Car parked, bus boarded (wave at the rest of the family as we pull out and they pull in) and it's off to Heathrow. Now Heathrow would be lovely if you banned all the cars from going anywhere near it. Taxi's, Coach's – fine. Private vehicles – banned. They don't know where they're going, what they're doing and the word park is just that. A word. Without meaning. If I was in charge I'd have a crane with a big magnet attached and just take the cars away the moment they stopped in the middle of the road and everyone started to get out. Four security guards to drag the occupants out, attach the magnet and crush the car straight away. Screw you, learn to drive, park and have some sense and respect for everyone else on the road. God, I'm turning into a grumpy old man.

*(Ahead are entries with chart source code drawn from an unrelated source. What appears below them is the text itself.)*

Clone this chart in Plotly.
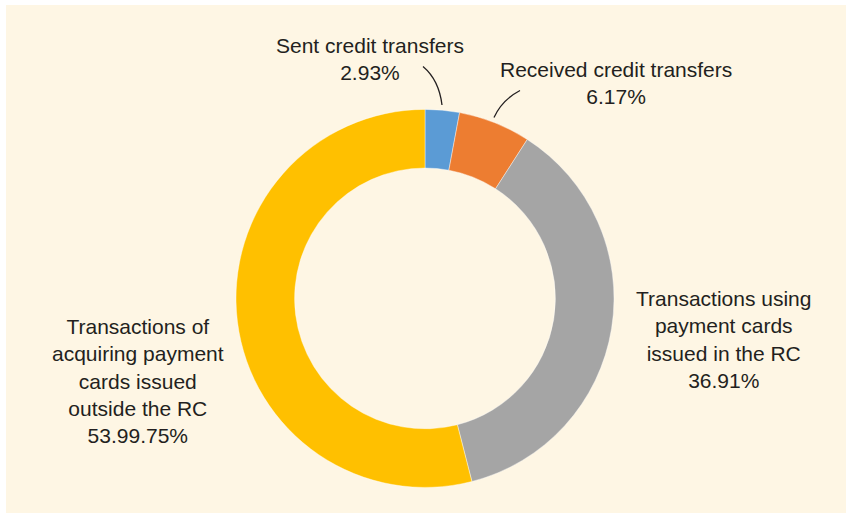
import plotly.graph_objects as go

W, H = 846, 513

categories = [
    "Sent credit transfers",
    "Received credit transfers",
    "Transactions using payment cards issued in the RC",
    "Transactions of acquiring payment cards issued outside the RC",
]
values = [2.93, 6.17, 36.91, 53.99]
value_labels = ["2.93%", "6.17%", "36.91%", "53.99.75%"]
label_texts = [
    "Sent credit transfers",
    "Received credit transfers",
    "Transactions using<br>payment cards<br>issued in the RC",
    "Transactions of<br>acquiring payment<br>cards issued<br>outside the RC",
]
colors = ["#5B9BD5", "#ED7D31", "#A5A5A5", "#FFC000"]

BG = "#FEF6E4"
TXT = "#231F20"
FONT = "Liberation Sans, Arial, sans-serif"


def px(x):
    return x / W


def py(y):
    return 1 - y / H


cx, cy, r = 425, 298.4, 189

fig = go.Figure()
fig.add_trace(go.Pie(
    labels=categories,
    values=values,
    sort=False,
    direction="clockwise",
    rotation=0,
    hole=0.69,
    marker=dict(colors=colors, line=dict(color="#FFFFFF", width=0.4)),
    textinfo="none",
    hoverinfo="label+percent",
    showlegend=False,
    domain=dict(x=[px(cx - r), px(cx + r)], y=[py(cy + r), py(cy - r)]),
))

# label anchor positions (pixels)
label_pos = [(370, 58.5), (616, 83.5), (723, 339), (138, 380.5)]
annotations = []
for txt, val, (lx, ly) in zip(label_texts, value_labels, label_pos):
    annotations.append(dict(
        x=px(lx), y=py(ly), xref="paper", yref="paper",
        text=f"{txt}<br>{val}", showarrow=False, align="center",
        xanchor="center", yanchor="middle",
        font=dict(family=FONT, size=21, color=TXT),
    ))


def curve(p0, c, p1):
    return (f"M {px(p0[0])},{py(p0[1])} Q {px(c[0])},{py(c[1])} "
            f"{px(p1[0])},{py(p1[1])}")


shapes = [
    dict(type="rect", xref="paper", yref="paper", x0=px(6), x1=1, y0=0, y1=py(5),
         fillcolor=BG, line=dict(width=0), layer="below"),
    dict(type="path", xref="paper", yref="paper",
         path=curve((423, 66.5), (439, 80), (442, 105)),
         line=dict(color=TXT, width=1.3)),
    dict(type="path", xref="paper", yref="paper",
         path=curve((520, 90.5), (502, 100), (494, 117.5)),
         line=dict(color=TXT, width=1.3)),
]

fig.update_layout(
    width=W, height=H,
    margin=dict(l=0, r=0, t=0, b=0),
    paper_bgcolor="#FFFFFF",
    annotations=annotations,
    shapes=shapes,
    font=dict(family=FONT, color=TXT),
)

fig.write_html(
    "out.html",
    config={"displayModeBar": False},
    post_script="document.body.style.margin='0px';document.body.style.overflow='hidden';",
)
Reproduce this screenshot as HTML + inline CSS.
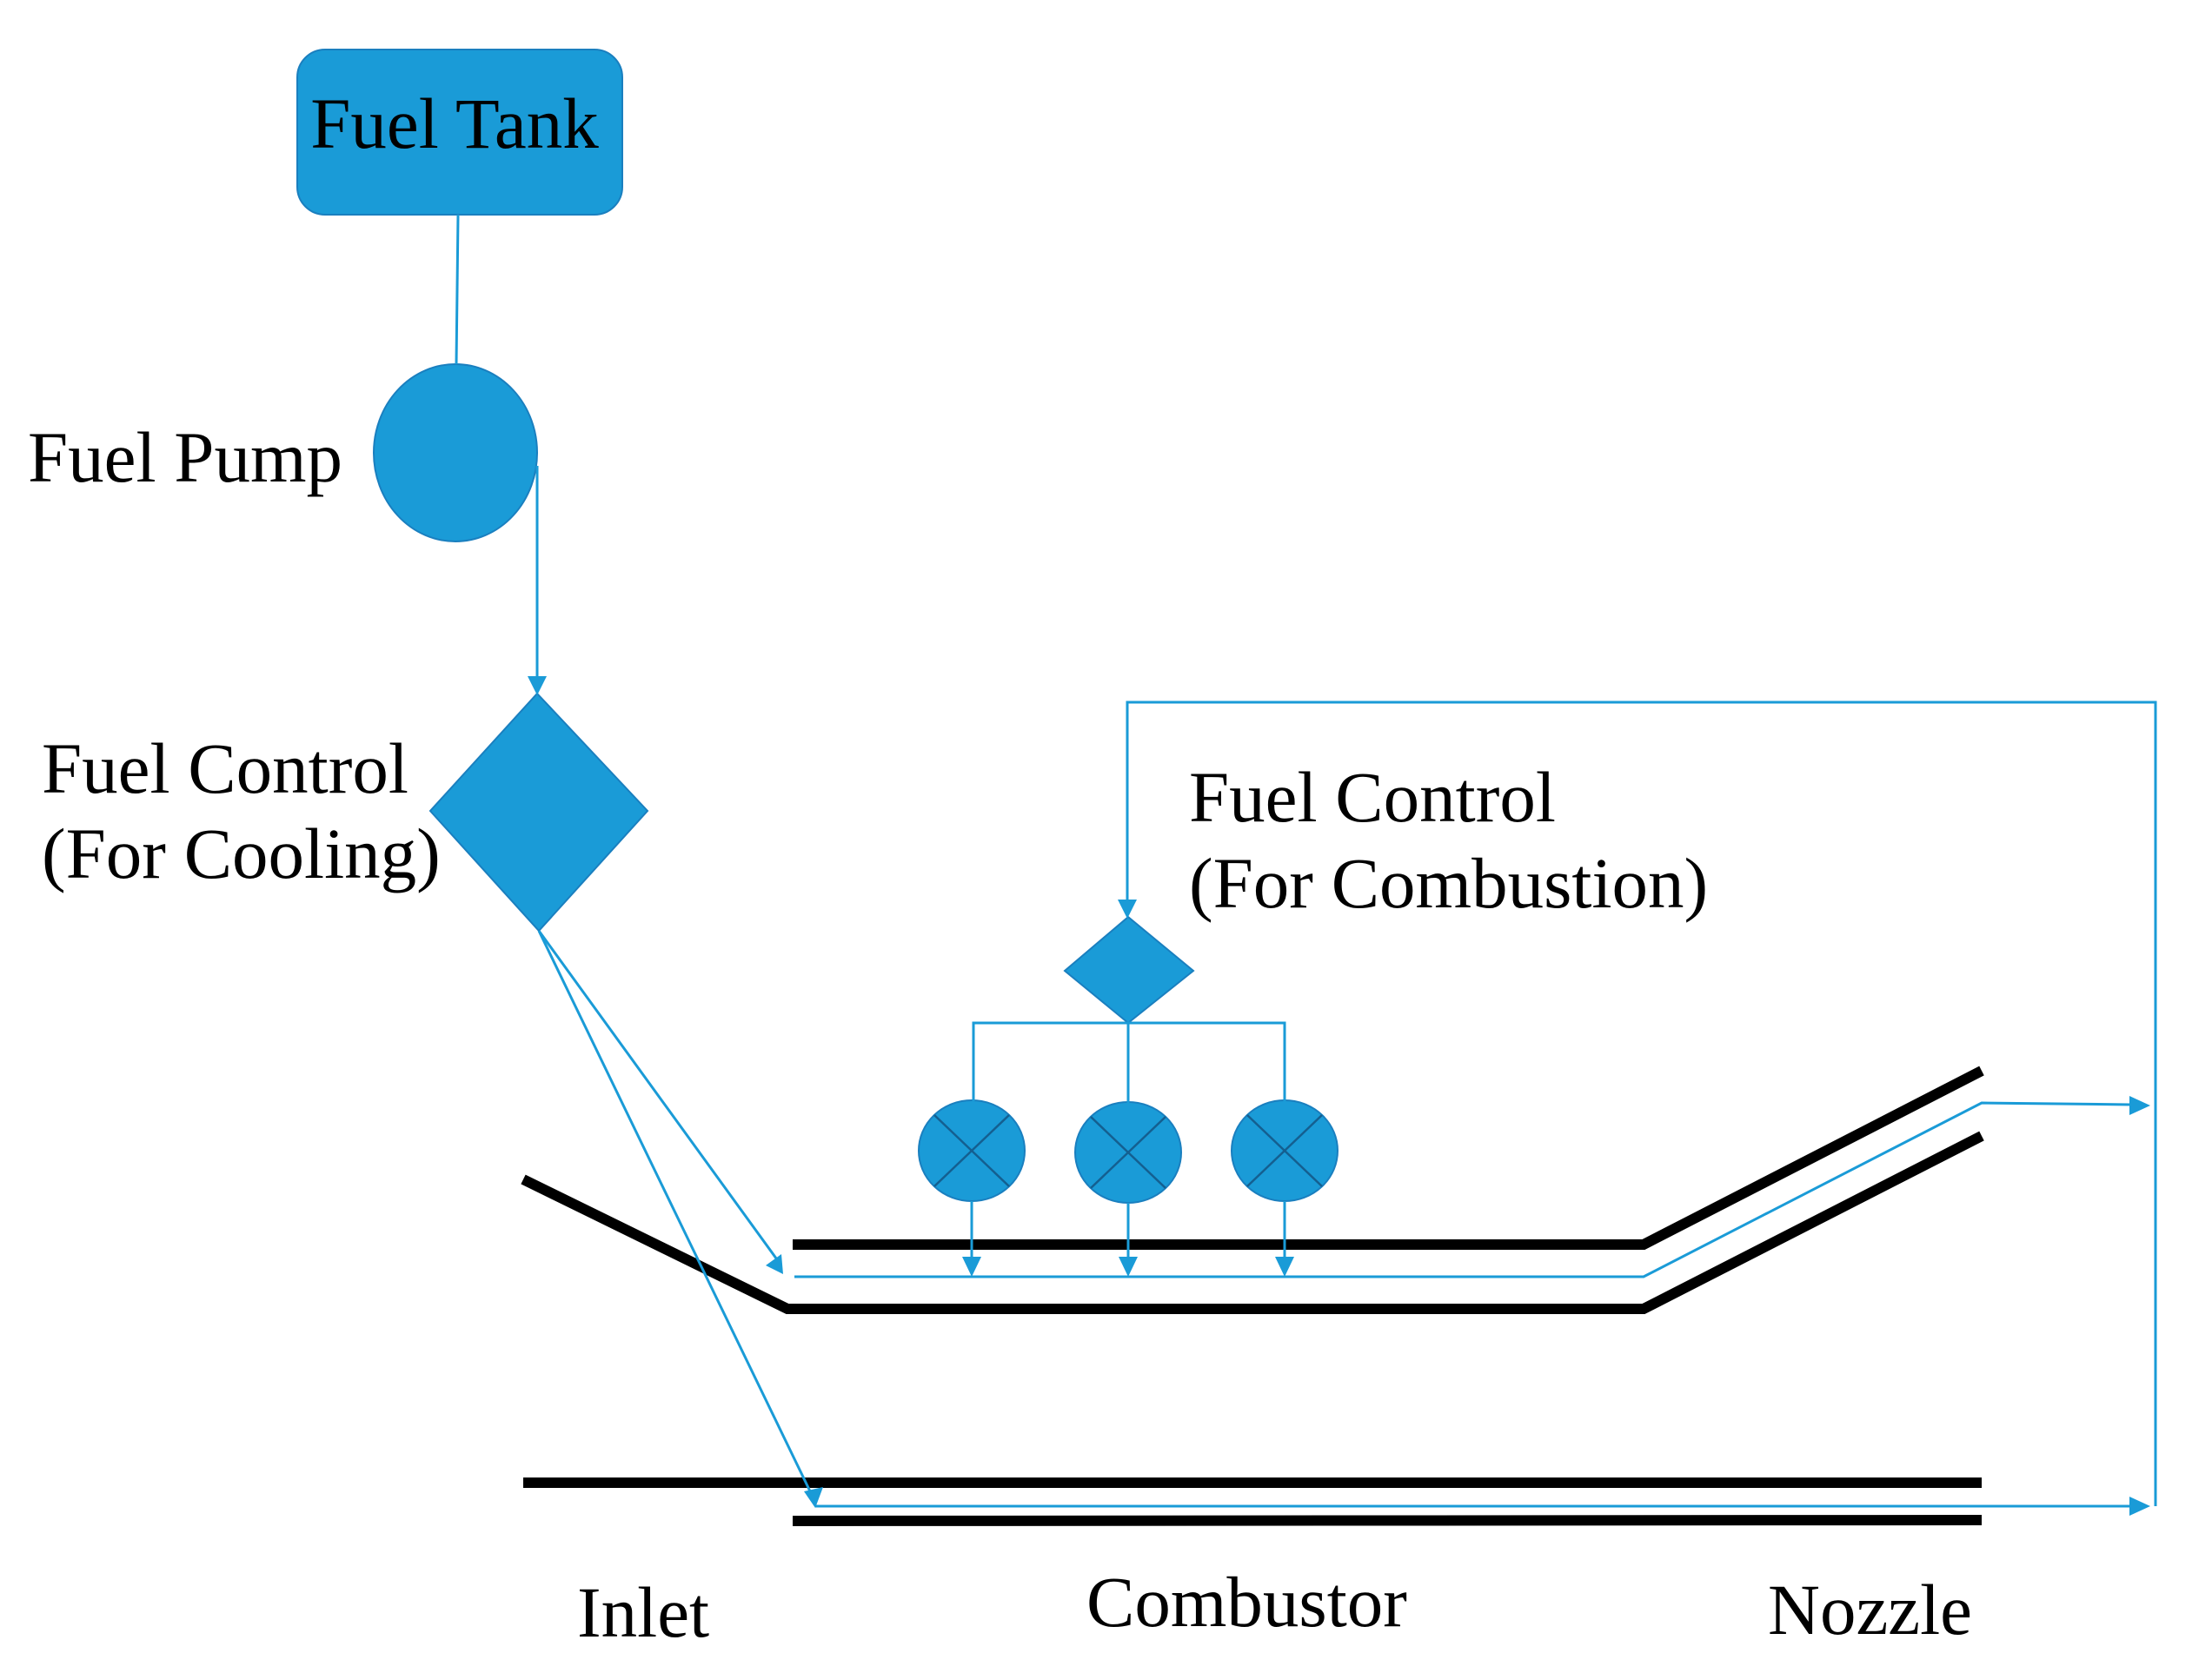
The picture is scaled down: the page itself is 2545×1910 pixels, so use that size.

Anyway, Heathrow. With a hat. Not just any hat, but THE hat. THE wedding hat, in fact – more of that later. Heathrow, for a change, was actually a breeze. Check in was quick, security check was fast and easy (with the custom's man trying to procure the hat – everyone wants it, but no one else can have it. It's mine! Well, Inga's) and we were let loose in a tax free temple to consumerism – The Duty Free. We escaped relatively unscathed; a couple of sandwiches and some water, a lucky escape you'll no doubt agree. On the subject of duty free, who on earth buys fresh salmon to take on a plane???

13 hours and no sleep later....

Singapore!

The airport was its usual super efficient self and wasted no time in spitting us out of the door and into the heat and humidity of a normal Singapore day. A quick coach journey saw us puling up outside of a different hotel to the one we were expecting. The hotel Grand Plaza Park Royal was in the centre of the city not on Beach Road. A quick scan through the paperwork showed that we were indeed in the right place (just goes to show how important it is to read the paperwork before you set out and not after you arrive!) and it wasn't long before we had all settled in to our very nice hotel rooms to freshen up and – in my case especially - sleep!

The rest of the day (once we had awoken and refreshed ourselves was dedicated to the national pastime of Singapore – shopping! Oh dear, the IT mall was right next door to the hotel :-) A troll through the mall with a strict spending limit of $0 attached and a flat NO! attached to the top floor (software heaven) meant it really didn't ease my frazzled nerves as much as I would have hoped. Oh well. One day I'll hit Singapore with money to burn and an empty suitcase. For dinner we decided to venture onto Boat Quay which is one restaurant after the other.

Unfortunately, each restaurant also had staff who were not just eager, but desperate to have us eat at their establishment. It gets very tiring saying 'No Thanks' every 10 feet and you soon start to get pissed off and just wish they would leave you alone. It might be cheaper than other places to eat but the touts just get on your nerves. We finally settled for Thai/Chinese and had a very nice meal with a complicated bill at the end of it. Fighting our way free of the touts left us by the banking district and a nice walk back to the hotel. Inga and I took a detour and saw the Merlion lit up in the dark and spewing water from its mouth like a demented water canon before walking slowly back to face a strenuous nights sleep. Warning of the day: When they say slippery when wet (talking about the streets), they're not joking. The slightest bit of wet turns the pavement into a pseudo ice rink. Watch your step!